Amazingly I found an incredible amount of freedom pounding the pedals around the back streets of Kawungan just after sunrise each day. I’ve also had several scary moments thanks to the guy who delivers a certain free newspaper every Friday morning.
At the same time I’ve also been known to enjoy a leisurely stroll along the shared pathbeside The Esplanade and sometimes found that to be a little scary too when riders fail to remember that the pedestrians actually have the right of way.
So with all that in mind I was rather interested to read the Council’s full page infomercial in yesterday’s edition of The Observer. Among other things the Council was warning residents - and bike riders - that they were planning on carrying out a Bike Blitz (Shock! Horror!).
To illustrate the infomercial several photos were used of a couple on the shared pathway and a group of kids and adults riding on the Link Mobility Corridor. I’m sure both photos were presented as depicting people doing the right thing … but they weren’t.
You see, further into the infomercial the Council gave some tips for riding safely and one of those tips was to be heard. It was then pointed out that by law ever bike must be fitted with a bell.

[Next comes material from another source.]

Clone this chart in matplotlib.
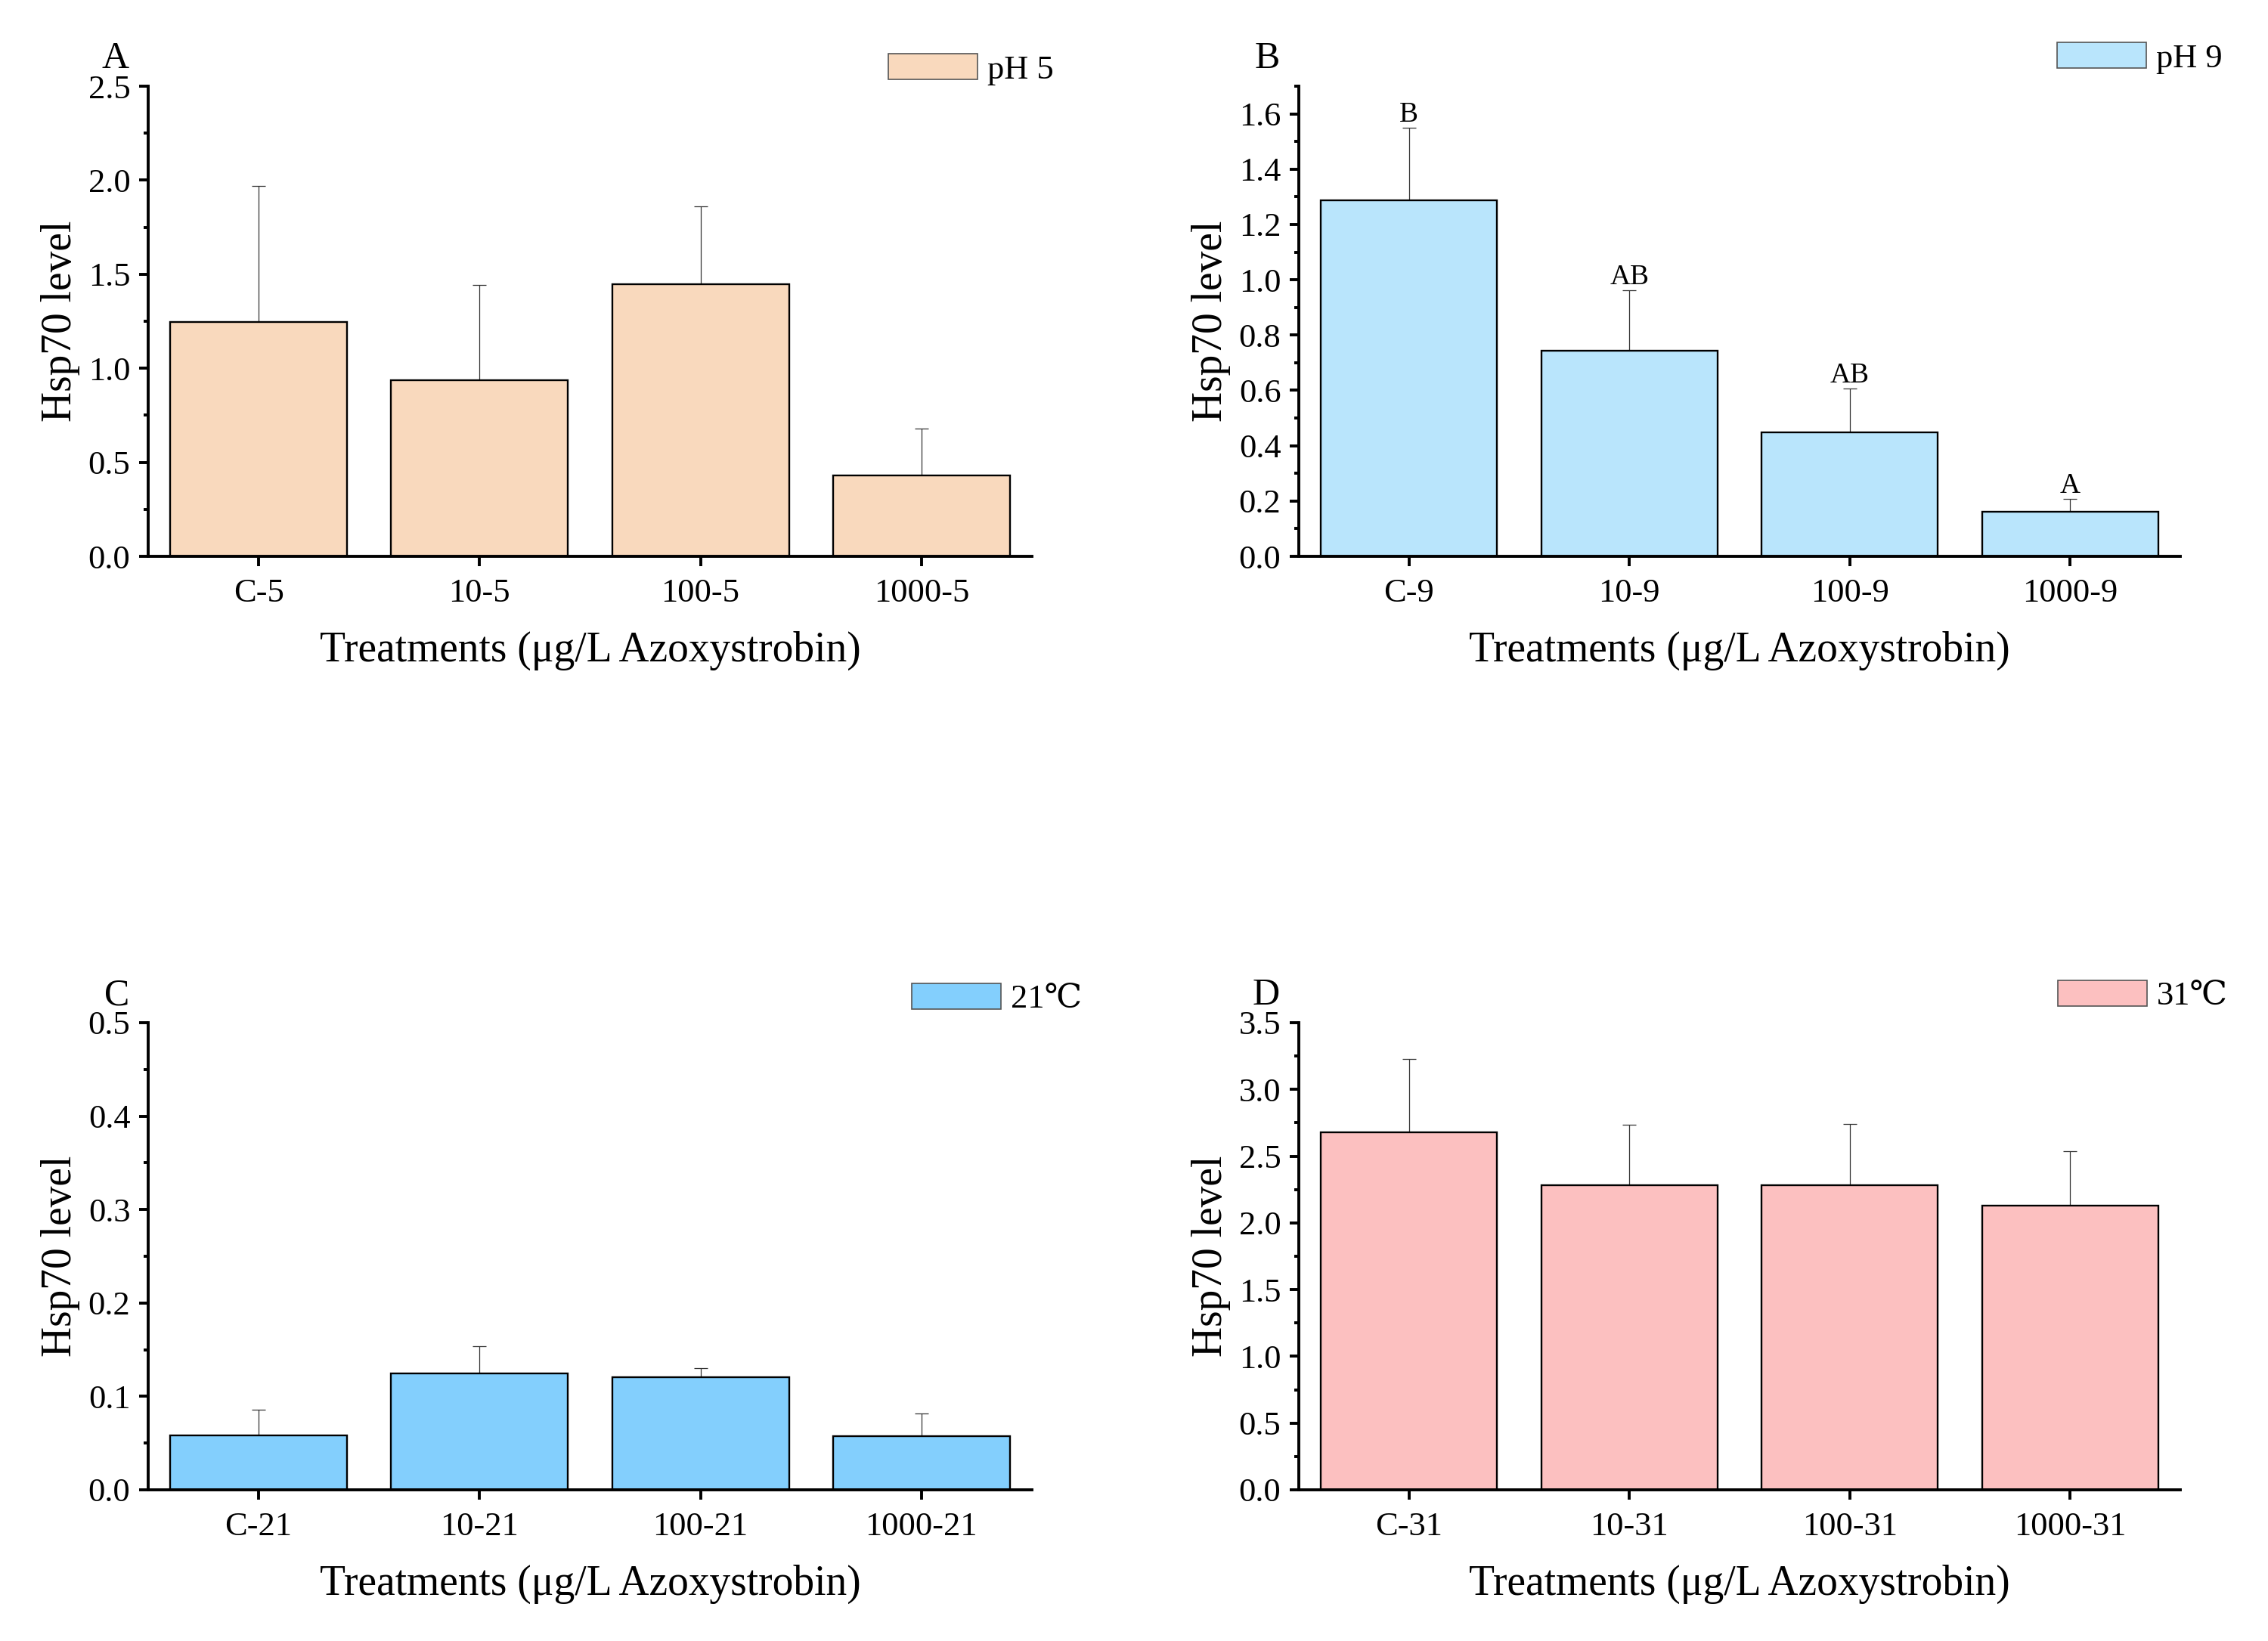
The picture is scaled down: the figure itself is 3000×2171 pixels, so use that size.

That’s fair enough but there was no sign of a bell on any of the bikes in the infomercial. Not only that but I can tell you from first hand experience that it’s very hard to fit an effective bell to a modern bike. In fact they don’t come fitted and I wonder if that is akin to selling a new car without seatbelts?
To support my claim that it’s hard to fit an effective bell to a modern bike allow me to offer Exhibit A - a photo of the handlebars of this scribbler’s own bike.

Sure there is room on the handlebars to fit a bell but actually operating it is probably more dangerous than not having one. On my bike it would mean taking one hand off the handlebars and groping for the bell while the bike was under less than total control.
I guess that even if you didn’t find the bell in time to warn approaching pedestrians your cries of alarm and anguish could still be heard and warn peoople as you crashed off the shared path and disappeared into the undergrowth.